We had a lot of fun with that title. Of course when you’re talking about launching a thousand ping pong balls into space there’s no end to the puns which can be made. But this is actually a fantastic initiative to get people of all ages excited about science and near-space experiments. [John Powell] offers school children the opportunity to send an experiment into space. He’s Kickstarting the next launch, which is scheduled to take place in September. This way each entrant can fly their project for free, then get the results and a certificate back once the weather-balloon-based hardware is recovered.

There is one size restriction for the program. Each experiment must fit inside of a ping pong ball. But you’ll be surprised what can be accomplished. [John] reports that the most simple, yet interesting project is to place a small marshmallow inside the ball.

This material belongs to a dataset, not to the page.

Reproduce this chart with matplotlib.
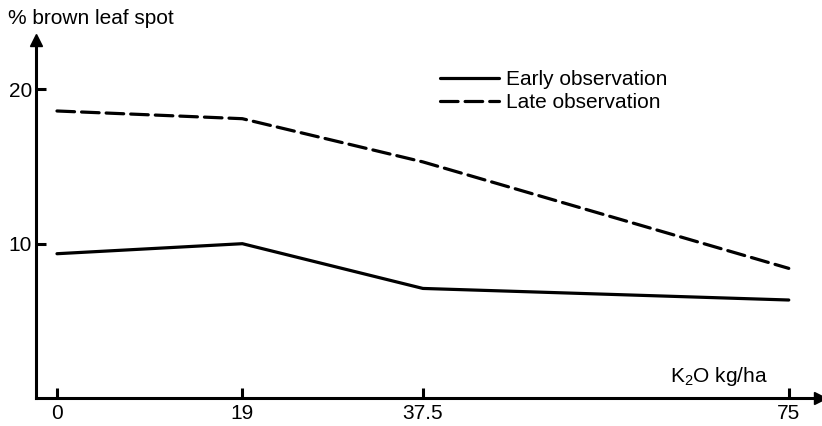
import matplotlib
matplotlib.use("Agg")
import matplotlib.pyplot as plt

# Potash dose (kg K2O per ha) and brown leaf spot incidence (%)
k2o_dose = [0, 19, 37.5, 75]
early_obs = [9.35, 10.0, 7.1, 6.35]
late_obs = [18.6, 18.1, 15.3, 8.4]
x_tick_labels = ["0", "19", "37.5", "75"]
y_ticks = [10, 20]

plt.rcParams["font.family"] = ["Liberation Sans", "DejaVu Sans"]
plt.rcParams["mathtext.fontset"] = "custom"
plt.rcParams["mathtext.rm"] = "Liberation Sans"
plt.rcParams["mathtext.it"] = "Liberation Sans"

fig = plt.figure(figsize=(8.22, 4.26), dpi=100)
ax = fig.add_axes([36 / 822, 1 - 398 / 426, (820 - 36) / 822, (398 - 40) / 426])

x_min, x_max = -2.15, 78.2
y_min, y_max = 0, 23.2
ax.set_xlim(x_min, x_max)
ax.set_ylim(y_min, y_max)

lw = 2.3
ax.plot(k2o_dose, early_obs, color="black", lw=lw, solid_capstyle="round",
        label="Early observation")
ax.plot(k2o_dose, late_obs, color="black", lw=lw, dashes=(5.5, 2.2),
        dash_capstyle="round", label="Late observation")

for side in ("top", "right"):
    ax.spines[side].set_visible(False)
for side in ("left", "bottom"):
    ax.spines[side].set_linewidth(2.2)

# arrow heads on the axes
ax.plot(1, 0, ">", transform=ax.transAxes, color="black", ms=8, clip_on=False)
ax.plot(0, 1, "^", transform=ax.transAxes, color="black", ms=8, clip_on=False)

ax.set_xticks(k2o_dose)
ax.set_xticklabels(x_tick_labels)
ax.set_yticks(y_ticks)
ax.tick_params(axis="both", direction="in", length=7, width=2.2, labelsize=15)
ax.tick_params(axis="x", pad=4)
ax.tick_params(axis="y", pad=3)

fig.text(8 / 822, 1 - 18 / 426, "% brown leaf spot", fontsize=15,
         ha="left", va="center")
ax.text(67.8, 1.4, r"K$_2$O kg/ha", fontsize=15, ha="center", va="center")

leg = ax.legend(loc="upper left", bbox_to_anchor=(394 / 784, 1 - 20 / 358),
                frameon=False, fontsize=15, handlelength=2.8,
                handletextpad=0.35, labelspacing=0.17, borderpad=0)

fig.savefig("out.png", dpi=100)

As it rises through the atmosphere it will grow to fill the entire ball, then be freeze-dried by the the extreme temperatures. Some are not so low-tech. There’s an image of a tiny PCB holding a DS1337 and some sensors. It’s an atmospheric data logger that will provide plenty of information to analyze upon its return.

[via Hacked Gadgets]

26 thoughts on “Only You Can Kick A Child’s Balls Into Space

  1. it would have been neat if they ended up selling kits so people could build their own near earth balloon experiment. we have seen so many of them, you would think the price is fairly reasonable.

  2. First, I must said that I am embittered because such project did not exist when I was at school :)

    But then I have one question : you remember those guys who sent a lego minifig at 80,000 feet for $400 including the camera/gps/3G ? There is also this $150 projects which reached 17.5miles (90.000 feet). If all the balls are filed with marshmallows, $9 per ball doesn’t seem expensive to you (for a donnation funded project) ? Of course if they are filled with lead…

    1. Nothing that I’m aware of. My guess is wrong, but I say an aid to help kids remember chemical symbols, however what I assume are chemical symbols are unfamiliar to me. Has been a long time since high school chemistry though.